**Requirement:** Provide an exact copy of the data, excluding the images.

**Data provided:**
## begin
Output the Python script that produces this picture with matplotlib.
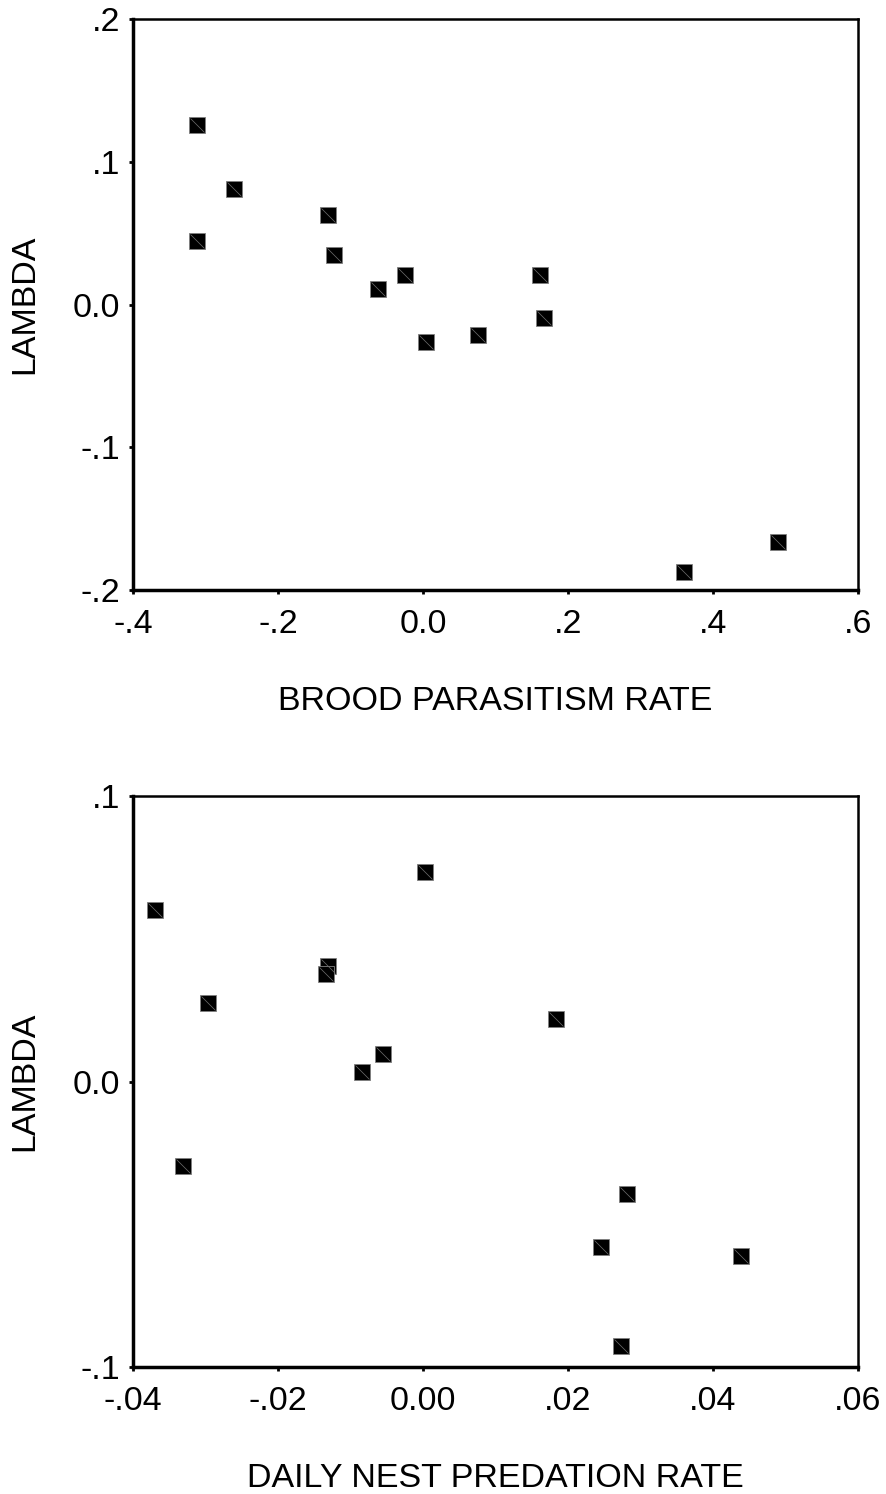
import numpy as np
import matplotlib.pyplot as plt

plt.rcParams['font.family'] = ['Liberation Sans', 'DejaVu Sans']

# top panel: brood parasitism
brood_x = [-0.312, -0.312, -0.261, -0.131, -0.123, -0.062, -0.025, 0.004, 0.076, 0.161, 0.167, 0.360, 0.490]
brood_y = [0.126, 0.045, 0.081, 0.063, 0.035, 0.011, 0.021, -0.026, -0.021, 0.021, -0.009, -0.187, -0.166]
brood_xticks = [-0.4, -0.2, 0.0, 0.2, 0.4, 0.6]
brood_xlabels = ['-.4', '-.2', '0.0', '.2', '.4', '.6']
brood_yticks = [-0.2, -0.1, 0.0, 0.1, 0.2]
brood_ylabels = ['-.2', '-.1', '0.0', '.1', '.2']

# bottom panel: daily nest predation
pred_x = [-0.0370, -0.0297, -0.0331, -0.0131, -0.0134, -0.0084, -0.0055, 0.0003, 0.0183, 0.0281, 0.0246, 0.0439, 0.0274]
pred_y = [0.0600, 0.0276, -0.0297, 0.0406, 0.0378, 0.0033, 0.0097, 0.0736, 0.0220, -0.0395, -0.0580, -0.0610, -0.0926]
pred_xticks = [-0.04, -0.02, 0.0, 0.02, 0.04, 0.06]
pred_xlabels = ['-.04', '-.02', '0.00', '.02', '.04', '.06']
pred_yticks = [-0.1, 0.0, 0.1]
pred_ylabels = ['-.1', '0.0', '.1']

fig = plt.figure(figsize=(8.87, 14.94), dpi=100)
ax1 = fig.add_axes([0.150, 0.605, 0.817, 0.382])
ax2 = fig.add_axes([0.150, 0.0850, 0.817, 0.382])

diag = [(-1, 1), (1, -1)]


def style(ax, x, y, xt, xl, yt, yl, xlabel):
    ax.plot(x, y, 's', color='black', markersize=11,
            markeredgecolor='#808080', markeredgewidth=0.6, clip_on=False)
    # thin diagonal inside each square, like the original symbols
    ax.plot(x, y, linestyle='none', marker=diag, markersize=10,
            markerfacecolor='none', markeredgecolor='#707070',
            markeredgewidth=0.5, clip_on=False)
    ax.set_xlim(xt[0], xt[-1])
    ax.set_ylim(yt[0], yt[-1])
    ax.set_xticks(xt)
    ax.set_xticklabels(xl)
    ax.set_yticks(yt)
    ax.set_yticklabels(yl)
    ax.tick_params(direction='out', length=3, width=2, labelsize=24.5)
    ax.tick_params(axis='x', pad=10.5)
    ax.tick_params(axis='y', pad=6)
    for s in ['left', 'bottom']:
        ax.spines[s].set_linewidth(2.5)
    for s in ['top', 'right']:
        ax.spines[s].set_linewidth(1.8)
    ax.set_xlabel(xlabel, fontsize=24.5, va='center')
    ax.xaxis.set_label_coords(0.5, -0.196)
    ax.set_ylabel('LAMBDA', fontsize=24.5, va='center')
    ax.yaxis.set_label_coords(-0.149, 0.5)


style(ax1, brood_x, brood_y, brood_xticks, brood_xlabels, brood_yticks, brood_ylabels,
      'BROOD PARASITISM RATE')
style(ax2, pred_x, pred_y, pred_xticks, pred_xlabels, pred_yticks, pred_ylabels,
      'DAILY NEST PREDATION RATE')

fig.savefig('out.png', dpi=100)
## end
**Task response:**
Output the Python script that produces this picture with matplotlib.
import numpy as np
import matplotlib.pyplot as plt

plt.rcParams['font.family'] = ['Liberation Sans', 'DejaVu Sans']

# top panel: brood parasitism
brood_x = [-0.312, -0.312, -0.261, -0.131, -0.123, -0.062, -0.025, 0.004, 0.076, 0.161, 0.167, 0.360, 0.490]
brood_y = [0.126, 0.045, 0.081, 0.063, 0.035, 0.011, 0.021, -0.026, -0.021, 0.021, -0.009, -0.187, -0.166]
brood_xticks = [-0.4, -0.2, 0.0, 0.2, 0.4, 0.6]
brood_xlabels = ['-.4', '-.2', '0.0', '.2', '.4', '.6']
brood_yticks = [-0.2, -0.1, 0.0, 0.1, 0.2]
brood_ylabels = ['-.2', '-.1', '0.0', '.1', '.2']

# bottom panel: daily nest predation
pred_x = [-0.0370, -0.0297, -0.0331, -0.0131, -0.0134, -0.0084, -0.0055, 0.0003, 0.0183, 0.0281, 0.0246, 0.0439, 0.0274]
pred_y = [0.0600, 0.0276, -0.0297, 0.0406, 0.0378, 0.0033, 0.0097, 0.0736, 0.0220, -0.0395, -0.0580, -0.0610, -0.0926]
pred_xticks = [-0.04, -0.02, 0.0, 0.02, 0.04, 0.06]
pred_xlabels = ['-.04', '-.02', '0.00', '.02', '.04', '.06']
pred_yticks = [-0.1, 0.0, 0.1]
pred_ylabels = ['-.1', '0.0', '.1']

fig = plt.figure(figsize=(8.87, 14.94), dpi=100)
ax1 = fig.add_axes([0.150, 0.605, 0.817, 0.382])
ax2 = fig.add_axes([0.150, 0.0850, 0.817, 0.382])

diag = [(-1, 1), (1, -1)]


def style(ax, x, y, xt, xl, yt, yl, xlabel):
    ax.plot(x, y, 's', color='black', markersize=11,
            markeredgecolor='#808080', markeredgewidth=0.6, clip_on=False)
    # thin diagonal inside each square, like the original symbols
    ax.plot(x, y, linestyle='none', marker=diag, markersize=10,
            markerfacecolor='none', markeredgecolor='#707070',
            markeredgewidth=0.5, clip_on=False)
    ax.set_xlim(xt[0], xt[-1])
    ax.set_ylim(yt[0], yt[-1])
    ax.set_xticks(xt)
    ax.set_xticklabels(xl)
    ax.set_yticks(yt)
    ax.set_yticklabels(yl)
    ax.tick_params(direction='out', length=3, width=2, labelsize=24.5)
    ax.tick_params(axis='x', pad=10.5)
    ax.tick_params(axis='y', pad=6)
    for s in ['left', 'bottom']:
        ax.spines[s].set_linewidth(2.5)
    for s in ['top', 'right']:
        ax.spines[s].set_linewidth(1.8)
    ax.set_xlabel(xlabel, fontsize=24.5, va='center')
    ax.xaxis.set_label_coords(0.5, -0.196)
    ax.set_ylabel('LAMBDA', fontsize=24.5, va='center')
    ax.yaxis.set_label_coords(-0.149, 0.5)


style(ax1, brood_x, brood_y, brood_xticks, brood_xlabels, brood_yticks, brood_ylabels,
      'BROOD PARASITISM RATE')
style(ax2, pred_x, pred_y, pred_xticks, pred_xlabels, pred_yticks, pred_ylabels,
      'DAILY NEST PREDATION RATE')

fig.savefig('out.png', dpi=100)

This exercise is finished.